Removing those lines and punct from the %x line gives us this crucial part of the diff in lex.linguist_yy.c which removes the REJECT definition and the fixed sized buffer we are crashing on:

-#define YY_TRAILING_MASK 0x2000
-#define YY_TRAILING_HEAD_MASK 0x4000
-#define REJECT \
-{ \
-*yy_cp = yyg->yy_hold_char; /* undo effects of setting up yytext */ \
-yy_cp = yyg->yy_full_match; /* restore poss. backed-over text */ \
-yyg->yy_lp = yyg->yy_full_lp; /* restore orig. accepting pos. */ \
-yyg->yy_state_ptr = yyg->yy_full_state; /* restore orig. state */ \
-yy_current_state = *yyg->yy_state_ptr; /* restore curr. state */ \
-++yyg->yy_lp; \
-goto find_rule; \
-}
-
-#define yymore() (yyg->yy_more_flag = 1)
-#define YY_MORE_ADJ yyg->yy_more_len
+/* The intent behind this definition is that it'll catch
+ * any uses of REJECT which flex missed.
+ */
+#define REJECT reject_used_but_not_detected
+#define yymore() yymore_used_but_not_detected
+#define YY_MORE_ADJ 0
 #define YY_RESTORE_YY_MORE_OFFSET
 #line 1 "tokenizer.l"
 #line 2 "tokenizer.l"

[... truncated for brevity ...]

@@ -1210,12 +1070,6 @@ YY_DECL
                YY_USER_INIT;
 #endif

-        /* Create the reject buffer large enough to save one state per allowed character. */
-        if ( ! yyg->yy_state_buf )
-            yyg->yy_state_buf = (yy_state_type *)yyalloc(YY_STATE_BUF_SIZE  , yyscanner);
-            if ( ! yyg->yy_state_buf )
-                YY_FATAL_ERROR( "out of dynamic memory in yylex()" );
-
                if ( ! yyg->yy_start )
                        yyg->yy_start = 1;      /* first start state */

@@ -1238,16 +1092,10 @@ YY_DECL
 #line 58 "tokenizer.l"

... and we're back to a working tokeniser.

I've also discovered we've fixed this once before in https://github.com/github/linguist/pull/3900 🤭

The challenge now is to implement the same functionality removed without using trailing contexts.

I'm going to give it until the end of today to come up with a solution. If I can't find a working solution, I'm going to revert the punctuation parts introduced in https://github.com/github/linguist/pull/5060 - a little less accuracy in token matching is better than the crashes.

lildude commented 2 years ago

I'm going to give it until the end of today to come up with a solution. If I can't find a working solution, I'm going to revert the punctuation parts introduced in #5060 - a little less accuracy in token matching is better than the crashes.

Sadly, I couldn't improve my newly found Lex skills enough to find a fix for these rules and keep the functionality in the time allotted so I've created https://github.com/github/linguist/pull/5956 to revert just those changes and add a crude test to catch this in the future.

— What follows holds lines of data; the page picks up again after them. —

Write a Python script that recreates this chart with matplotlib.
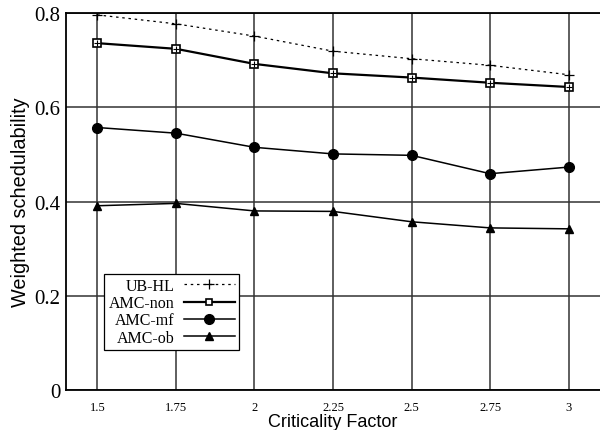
import matplotlib
matplotlib.use("Agg")
import matplotlib.pyplot as plt
from matplotlib.lines import Line2D

x = [1.5, 1.75, 2, 2.25, 2.5, 2.75, 3]
xticklabels = ["1.5", "1.75", "2", "2.25", "2.5", "2.75", "3"]
ub_hl = [0.796, 0.777, 0.751, 0.719, 0.703, 0.689, 0.669]
amc_non = [0.736, 0.724, 0.692, 0.672, 0.663, 0.652, 0.643]
amc_mf = [0.557, 0.545, 0.515, 0.501, 0.498, 0.459, 0.473]
amc_ob = [0.391, 0.396, 0.380, 0.379, 0.357, 0.344, 0.342]
yticks = [0, 0.2, 0.4, 0.6, 0.8]
yticklabels = ["0", "0.2", "0.4", "0.6", "0.8"]

fig = plt.figure(figsize=(6, 4.31), dpi=100)
ax = fig.add_axes([0.11, 0.0928, 0.89, 0.8747])

ax.plot(x, ub_hl, color="black", lw=0.9, ls=(0, (2, 3)), marker="+", ms=7, mew=0.9, label="UB-HL")
ax.plot(x, amc_non, color="black", lw=1.6, marker="s", ms=6, mfc="white", mew=1.2, label="AMC-non")
ax.plot(x, amc_non, color="black", lw=0, marker="+", ms=5, mew=0.8)
ax.plot(x, amc_mf, color="black", lw=1.1, marker="o", ms=7, label="AMC-mf")
ax.plot(x, amc_ob, color="black", lw=1.1, marker="^", ms=6, label="AMC-ob")

ax.set_xlim(1.40, 3.10)
ax.set_ylim(0, 0.8)
ax.set_xticks(x)
ax.set_xticklabels(xticklabels, fontfamily="Liberation Serif", fontsize=9)
ax.set_yticks(yticks)
ax.set_yticklabels(yticklabels, fontfamily="Liberation Serif", fontsize=15)
ax.tick_params(axis="x", direction="in", length=0, pad=8)
ax.tick_params(axis="y", direction="in", length=0, pad=4)
ax.grid(True, color="#333333", lw=1.1)
ax.set_axisbelow(True)
for s in ["left", "top", "bottom"]:
    ax.spines[s].set_linewidth(1.3)
ax.spines["right"].set_visible(False)

ax.set_xlabel("Criticality Factor", fontfamily="Liberation Sans", fontsize=13, labelpad=0)
ax.set_ylabel("Weighted schedulability", fontfamily="Liberation Sans", fontsize=14.3, labelpad=3)

handles = [
    Line2D([], [], color="black", lw=0.9, ls=(0, (2, 3)), marker="+", ms=7, mew=0.9),
    Line2D([], [], color="black", lw=1.6, marker="s", ms=5, mfc="white", mew=1.2),
    Line2D([], [], color="black", lw=1.1, marker="o", ms=7),
    Line2D([], [], color="black", lw=1.1, marker="^", ms=6),
]
leg = ax.legend(handles, ["UB-HL", "AMC-non", "AMC-mf", "AMC-ob"], loc="upper left",
                bbox_to_anchor=(0.072, 0.308), markerfirst=False, frameon=True,
                fancybox=False, edgecolor="black", framealpha=1,
                prop={"family": "Liberation Serif", "size": 11.5},
                handlelength=3.2, labelspacing=0.08, borderpad=0.25, handletextpad=0.6,
                borderaxespad=0)
leg.get_frame().set_linewidth(0.9)
leg._legend_box.align = "right"
for t in leg.get_texts():
    t.set_ha("right")

fig.savefig("out.png", dpi=100)
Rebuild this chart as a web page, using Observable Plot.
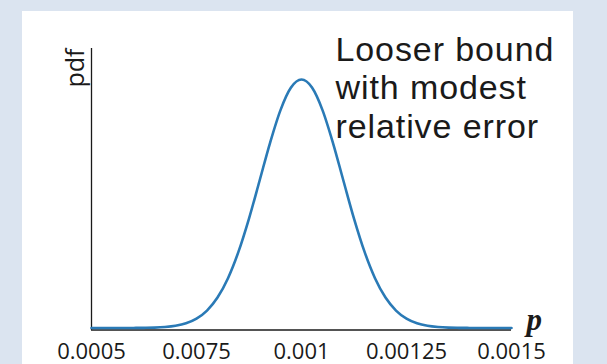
<!DOCTYPE html>
<html><head><meta charset="utf-8">
<script src="https://cdn.jsdelivr.net/npm/d3@7"></script>
<script src="https://cdn.jsdelivr.net/npm/@observablehq/plot@0.6"></script>
<style>
html,body{margin:0;padding:0;}
body{width:607px;height:364px;background:#dbe4f0;position:relative;overflow:hidden;}
#panel{position:absolute;left:22px;top:11px;width:551px;height:360px;background:#fff;}
#chart{position:absolute;left:0;top:0;}
.note text{letter-spacing:0.9px;}
</style></head><body>
<div id="panel"></div><div id="chart"></div>
<script>
const pValues = [0.0005,0.000525,0.00055,0.000575,0.0006,0.000625,0.00065,0.000675,0.0007,0.000725,
  0.00075,0.000775,0.0008,0.000825,0.00085,0.000875,0.0009,0.000925,0.00095,0.000975,
  0.001,
  0.001025,0.00105,0.001075,0.0011,0.001125,0.00115,0.001175,0.0012,0.001225,0.00125,
  0.001275,0.0013,0.001325,0.00135,0.001375,0.0014,0.001425,0.00145,0.001475,0.0015];
const pdfValues = [0,0,0,0,1,2.5,6,16,36,76,
  151,281,490,802,1229,1762,2367,2978,3508,3871,
  4000,
  3871,3508,2978,2367,1762,1229,802,490,281,151,
  76,36,16,6,2.5,1,0,0,0,0];
const tickValues = [0.0005, 0.00075, 0.001, 0.00125, 0.0015];
const tickLabels = ["0.0005", "0.0075", "0.001", "0.00125", "0.0015"];
const annotation = ["Looser bound", "with modest", "relative error"];
const yLabel = "pdf";
const xLabel = "p";

const data = pValues.map((p, i) => ({p, pdf: pdfValues[i]}));
const labelOf = new Map(tickValues.map((v, i) => [v, tickLabels[i]]));

const chart = Plot.plot({
  width: 607, height: 364,
  marginLeft: 91, marginRight: 96, marginTop: 48, marginBottom: 36.5,
  style: {background: "transparent", fontFamily: "'Open Sans', sans-serif", overflow: "visible", color: "#1a1a1a"},
  x: {domain: [tickValues[0], tickValues[tickValues.length - 1]]},
  y: {domain: [0, 4500], axis: null},
  marks: [
    Plot.ruleX([tickValues[0]], {stroke: "#1a1a1a", strokeWidth: 1.3, insetBottom: -2.5}),
    Plot.ruleY([0], {stroke: "#1a1a1a", strokeWidth: 1.3, dy: 2}),
    Plot.line(data, {x: "p", y: "pdf", stroke: "#2a7ab6", strokeWidth: 2.6, curve: "monotone-x"}),
    Plot.axisX({ticks: tickValues, tickFormat: d => labelOf.get(d), tickSize: 0, tickPadding: 15, fontSize: 22, label: null, fill: "#1a1a1a"}),
    Plot.text([annotation.join("\n")], {text: d => d, className: "note", frameAnchor: "top-left", dx: 244, dy: -15, textAnchor: "start", lineAnchor: "top", fontSize: 34, lineHeight: 1.132, fontFamily: "'Liberation Sans', Arial, sans-serif", fill: "#1a1a1a"}),
    Plot.text([yLabel], {text: d => d, frameAnchor: "top-left", rotate: -90, textAnchor: "end", lineAnchor: "bottom", dx: -8, dy: 0, fontSize: 25, fill: "#1a1a1a"}),
    Plot.text([xLabel], {text: d => d, frameAnchor: "bottom-right", textAnchor: "start", lineAnchor: "bottom", dx: 15, dy: 2, fontSize: 31, fontFamily: "'Liberation Serif', serif", fontWeight: "bold", fontStyle: "italic", fill: "#1a1a1a"})
  ]
});
document.getElementById("chart").appendChild(chart);
</script>
</body></html>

I'm off next week so will merge it and make a new Linguist release in the week of 11 July 2022. I'm not sure how easy it will be to backport this release to older releases of GHES but I will try to go back to at least 3.4. I'll update this issue with the results of this attempt.

If someone with greater Lex skills can come up with alternate rules for the five identified in that time, please feel free to do so and I'll review on my return.

smola commented 2 years ago

Thanks @lildude! I was not able to spot the issue last time I tried debugging this.

I created https://github.com/github/linguist/pull/5969 with an alternative for punctuation tokenization, removing the use of trailing context.

lildude commented 2 years ago

I've backported just the gem update as far back as GHES 3.4 so this should be fixed in the next patch release.

lildude commented 2 years ago

I spoke too soon. It seems a lot of water has run under the bridge since GHES 3.4 was released so a clean backport isn't possible. I can only get as far back as 3.5.